*Written instruction:* Retype every line from the top of the entries down to the one with "const y = d3.scaleLinear().domain([1, 2.4]).range([569, 67]);", both included, and skip the pictures.

*Dataset rows:*
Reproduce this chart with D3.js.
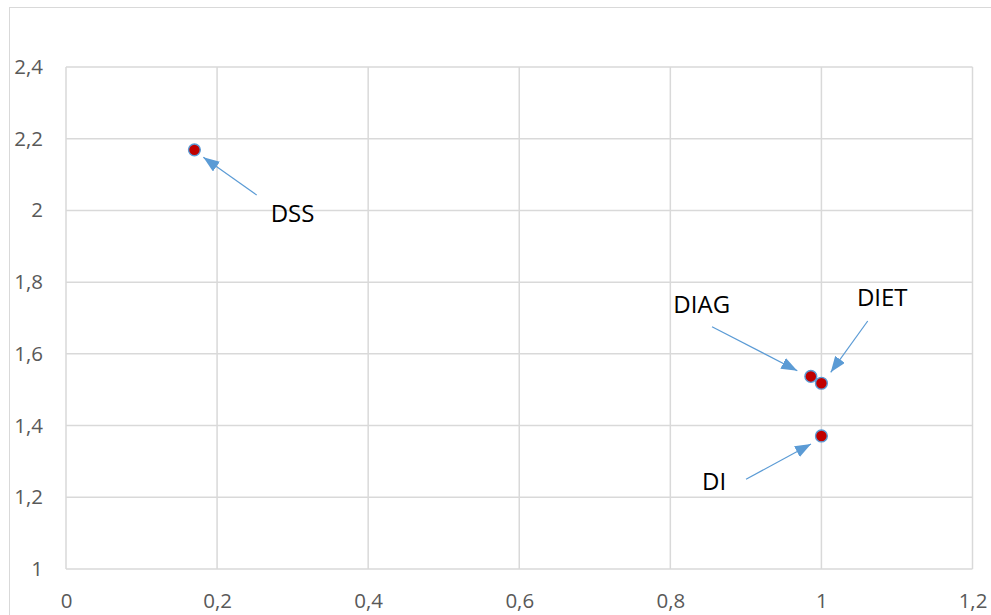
<!DOCTYPE html>
<html>
<head>
<meta charset="utf-8">
<script src="https://cdn.jsdelivr.net/npm/d3@7/dist/d3.min.js"></script>
<style>
  html, body { margin: 0; padding: 0; background: #fff; }
  svg { display: block; }
</style>
</head>
<body>
<div id="chart"></div>
<script>
// Points of the scatter
const names = ["DSS", "DIAG", "DIET", "DI"];
const xValues = [0.17, 0.986, 1.0, 1.0];
const yValues = [2.169, 1.537, 1.518, 1.371];

// Axis ticks
const xTicks = [0, 0.2, 0.4, 0.6, 0.8, 1, 1.2];
const yTicks = [1, 1.2, 1.4, 1.6, 1.8, 2, 2.2, 2.4];

// Callouts, in data units: label anchor and arrow from -> to
const calloutLabelX = [0.271, 0.804, 1.047, 0.842];
const calloutLabelY = [1.969, 1.713, 1.733, 1.220];
const arrowFromX = [0.2524, 0.8552, 1.0613, 0.9002];
const arrowFromY = [2.043, 1.6757, 1.6916, 1.2501];
const arrowToX = [0.1818, 0.9681, 1.0123, 0.9862];
const arrowToY = [2.148, 1.553, 1.5485, 1.3486];

const W = 991, H = 615;
const font = "'Open Sans', 'DejaVu Sans', sans-serif";
const fmt = v => String(v).replace(".", ",");

const svg = d3.select("#chart").append("svg")
  .attr("width", W).attr("height", H);

// Chart area frame
svg.append("rect")
  .attr("x", 9.5).attr("y", 7.5)
  .attr("width", W + 10).attr("height", H + 10)
  .attr("fill", "#fff").attr("stroke", "#D9D9D9").attr("stroke-width", 1);

const x = d3.scaleLinear().domain([0, 1.2]).range([66, 972.5]);
const y = d3.scaleLinear().domain([1, 2.4]).range([569, 67]);

// Gridlines
const grid = svg.append("g").attr("stroke", "#D9D9D9").attr("stroke-width", 1.5);
grid.selectAll("line.v").data(xTicks).join("line")
  .attr("x1", d => x(d)).attr("x2", d => x(d))
  .attr("y1", y(2.4)).attr("y2", y(1));
grid.selectAll("line.h").data(yTicks).join("line")
  .attr("x1", x(0)).attr("x2", x(1.2))
  .attr("y1", d => y(d)).attr("y2", d => y(d));

// Axis labels via d3 axes, lines hidden
const xAxis = svg.append("g")
  .attr("transform", `translate(0,${y(1)})`)
  .call(d3.axisBottom(x).tickValues(xTicks).tickFormat(fmt).tickSize(0).tickPadding(24));
const yAxis = svg.append("g")
  .attr("transform", `translate(${x(0)},0)`)
  .call(d3.axisLeft(y).tickValues(yTicks).tickFormat(fmt).tickSize(0).tickPadding(23));
[xAxis, yAxis].forEach(a => {
  a.select(".domain").remove();
  a.selectAll("text").attr("fill", "#595959")
    .style("font-family", font).style("font-size", "20.5px");
});

// Arrowhead
svg.append("defs").append("marker")
  .attr("id", "head")
  .attr("markerUnits", "userSpaceOnUse")
  .attr("viewBox", "0 0 16 12")
  .attr("refX", 16).attr("refY", 6)
  .attr("markerWidth", 16).attr("markerHeight", 12)
  .attr("orient", "auto")
  .append("path").attr("d", "M0,0 L16,6 L0,12 Z").attr("fill", "#5B9BD5");

const callouts = names.map((n, i) => ({
  name: n,
  lx: calloutLabelX[i], ly: calloutLabelY[i],
  fx: arrowFromX[i], fy: arrowFromY[i],
  tx: arrowToX[i], ty: arrowToY[i]
}));

svg.append("g").selectAll("line").data(callouts).join("line")
  .attr("x1", d => x(d.fx)).attr("y1", d => y(d.fy))
  .attr("x2", d => x(d.tx)).attr("y2", d => y(d.ty))
  .attr("stroke", "#5B9BD5").attr("stroke-width", 1.2)
  .attr("marker-end", "url(#head)");

// Points
const pts = names.map((n, i) => ({ name: n, x: xValues[i], y: yValues[i] }));
svg.append("g").selectAll("circle").data(pts).join("circle")
  .attr("cx", d => x(d.x)).attr("cy", d => y(d.y))
  .attr("r", 5.9)
  .attr("fill", "#C00000")
  .attr("stroke", "#5B9BD5").attr("stroke-width", 1.4);

// Labels
svg.append("g").selectAll("text").data(callouts).join("text")
  .attr("x", d => x(d.lx)).attr("y", d => y(d.ly))
  .attr("fill", "#000")
  .style("font-family", font).style("font-size", "24px")
  .text(d => d.name);
</script>
</body>
</html>
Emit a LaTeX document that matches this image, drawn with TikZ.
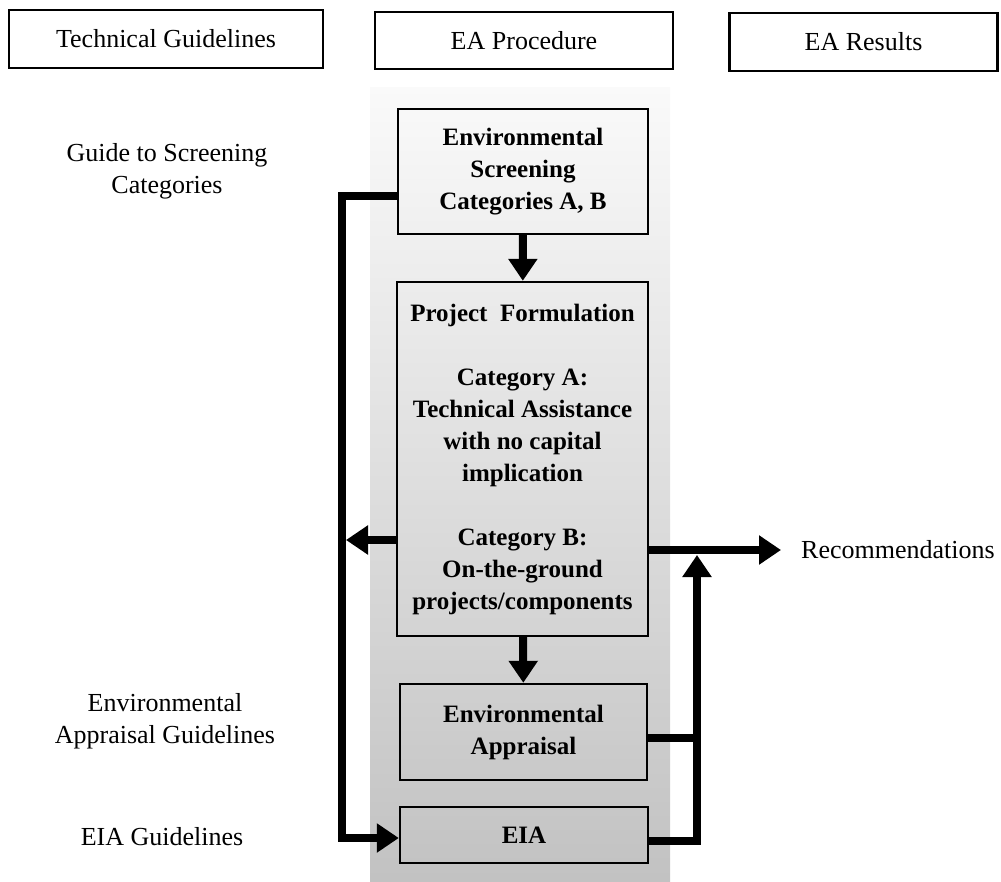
\documentclass[tikz,border=0pt]{standalone}
\usepackage{fontspec}
\setmainfont{Liberation Serif}
\usetikzlibrary{arrows.meta}
\begin{document}
\begin{tikzpicture}[x=1pt,y=-1pt,
  hdr/.style={draw=black, line width=2.4pt, inner sep=0pt, font=\fontsize{26}{32}\selectfont},
  procbox/.style={draw=black, line width=2.4pt, inner sep=0pt, align=center, font=\fontsize{25}{32}\selectfont\bfseries},
  guide/.style={inner sep=0pt, align=center, font=\fontsize{26}{32}\selectfont},
  flow/.style={line width=8pt},
  arr/.style={line width=8pt, -{Triangle[length=22pt,width=28pt]}}]
\useasboundingbox (0,0) rectangle (1001,882);
% stippled column behind the procedure
\shade[top color=black!2, bottom color=black!24] (370,88) rectangle (670,882);
% header boxes
\node[hdr, minimum width=314pt, minimum height=58pt] (h1) at (166,39) {Technical Guidelines};
\node[hdr, minimum width=298pt, minimum height=57pt] (h2) at (524,40.5) {EA Procedure};
\node[hdr, minimum width=268pt, minimum height=58pt] (h3) at (863.5,42) {EA Results};
% guideline labels
\node[guide] (g1) at (167,171) {Guide to Screening\\Categories};
\node[guide] (g2) at (165,721) {Environmental\\Appraisal Guidelines};
\node[guide] (g3) at (162,837) {EIA Guidelines};
% procedure boxes
\node[procbox, minimum width=250pt, minimum height=125pt] (scr) at (523,171.5)
  {Environmental\\Screening\\Categories A, B};
\node[procbox, minimum width=251pt, minimum height=354pt] (proj) at (522.5,459)
  {Project\hspace{0.5em}Formulation\\[32pt]Category A:\\Technical Assistance\\with no capital\\implication\\[32pt]Category B:\\On-the-ground\\projects/components};
\node[procbox, minimum width=247pt, minimum height=96pt] (app) at (523.5,732)
  {Environmental\\Appraisal};
\node[procbox, minimum width=248pt, minimum height=56pt] (eia) at (524,835) {EIA};
% result
\node[guide, anchor=west] (rec) at (801,550) {Recommendations};
% helper coordinates
\coordinate (lx) at (342,838);
\coordinate (up) at (697,555);
% connectors
\draw[arr] (scr) -- (proj);
\draw[arr] (proj) -- (app);
\draw[arr] ([yshift=-25pt]scr.west) -| (lx) -- (lx -| eia.west);
\draw[arr, shorten >=4pt] ([yshift=-81pt]proj.west) -- ([yshift=-81pt]proj.west -| lx);
\draw[arr] (proj.east |- rec.west) -- ([xshift=-20pt]rec.west);
\draw[arr] ([yshift=-6pt]eia.east) -| (up);
\draw[flow] ([yshift=-6pt]app.east) -- ([yshift=-6pt]app.east -| up);
\end{tikzpicture}
\end{document}
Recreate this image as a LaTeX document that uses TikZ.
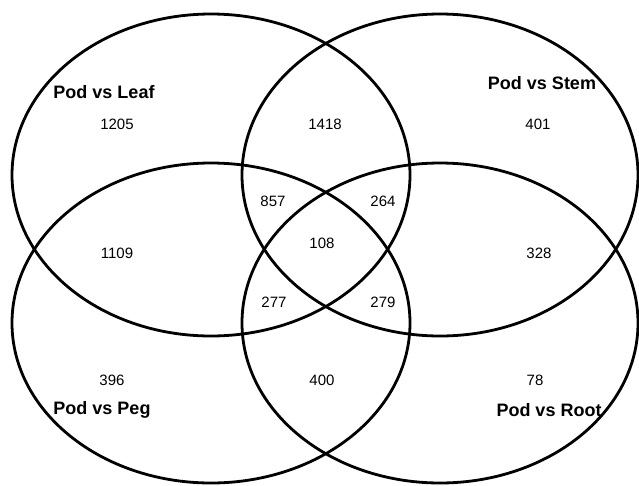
\documentclass[tikz,border=0pt]{standalone}
\usepackage{fontspec}
\setmainfont{Liberation Sans}
\begin{document}
\begin{tikzpicture}[x=1pt,y=-1pt,
  ring/.style={draw=black, line width=2.8pt},
  num/.style={font=\fontsize{15}{18}\selectfont, inner sep=0pt},
  lab/.style={font=\fontsize{18}{21}\selectfont\bfseries, inner sep=0pt}]
\useasboundingbox (0,0) rectangle (639,485);
\fill[white] (0,0) rectangle (639,485);
\draw[ring] (211,175) ellipse [x radius=199pt, y radius=161pt];
\draw[ring] (440,175) ellipse [x radius=198pt, y radius=161pt];
\draw[ring] (211,323) ellipse [x radius=199pt, y radius=160pt];
\draw[ring] (440,323) ellipse [x radius=198pt, y radius=160pt];
\node[lab] (leaf) at (104,92) {Pod vs Leaf};
\node[lab] (stem) at (542,83) {Pod vs Stem};
\node[lab] (peg) at (102,410) {Pod vs Peg};
\node[lab] (root) at (549,410) {Pod vs Root};
\node[num] (n1205) at (117,124) {1205};
\node[num] (n1418) at (325,124) {1418};
\node[num] (n401) at (538,124) {401};
\node[num] (n857) at (273,201) {857};
\node[num] (n264) at (383,201) {264};
\node[num] (n1109) at (117,253) {1109};
\node[num] (n108) at (322,243) {108};
\node[num] (n328) at (539,253) {328};
\node[num] (n277) at (274,302) {277};
\node[num] (n279) at (383,302) {279};
\node[num] (n396) at (112,380) {396};
\node[num] (n400) at (322,380) {400};
\node[num] (n78) at (535,380) {78};
\end{tikzpicture}
\end{document}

*Exercise answer:*
Reproduce this chart with D3.js.
<!DOCTYPE html>
<html>
<head>
<meta charset="utf-8">
<script src="https://cdn.jsdelivr.net/npm/d3@7/dist/d3.min.js"></script>
<style>
  html, body { margin: 0; padding: 0; background: #fff; }
  svg { display: block; }
</style>
</head>
<body>
<div id="chart"></div>
<script>
// Points of the scatter
const names = ["DSS", "DIAG", "DIET", "DI"];
const xValues = [0.17, 0.986, 1.0, 1.0];
const yValues = [2.169, 1.537, 1.518, 1.371];

// Axis ticks
const xTicks = [0, 0.2, 0.4, 0.6, 0.8, 1, 1.2];
const yTicks = [1, 1.2, 1.4, 1.6, 1.8, 2, 2.2, 2.4];

// Callouts, in data units: label anchor and arrow from -> to
const calloutLabelX = [0.271, 0.804, 1.047, 0.842];
const calloutLabelY = [1.969, 1.713, 1.733, 1.220];
const arrowFromX = [0.2524, 0.8552, 1.0613, 0.9002];
const arrowFromY = [2.043, 1.6757, 1.6916, 1.2501];
const arrowToX = [0.1818, 0.9681, 1.0123, 0.9862];
const arrowToY = [2.148, 1.553, 1.5485, 1.3486];

const W = 991, H = 615;
const font = "'Open Sans', 'DejaVu Sans', sans-serif";
const fmt = v => String(v).replace(".", ",");

const svg = d3.select("#chart").append("svg")
  .attr("width", W).attr("height", H);

// Chart area frame
svg.append("rect")
  .attr("x", 9.5).attr("y", 7.5)
  .attr("width", W + 10).attr("height", H + 10)
  .attr("fill", "#fff").attr("stroke", "#D9D9D9").attr("stroke-width", 1);

const x = d3.scaleLinear().domain([0, 1.2]).range([66, 972.5]);
const y = d3.scaleLinear().domain([1, 2.4]).range([569, 67]);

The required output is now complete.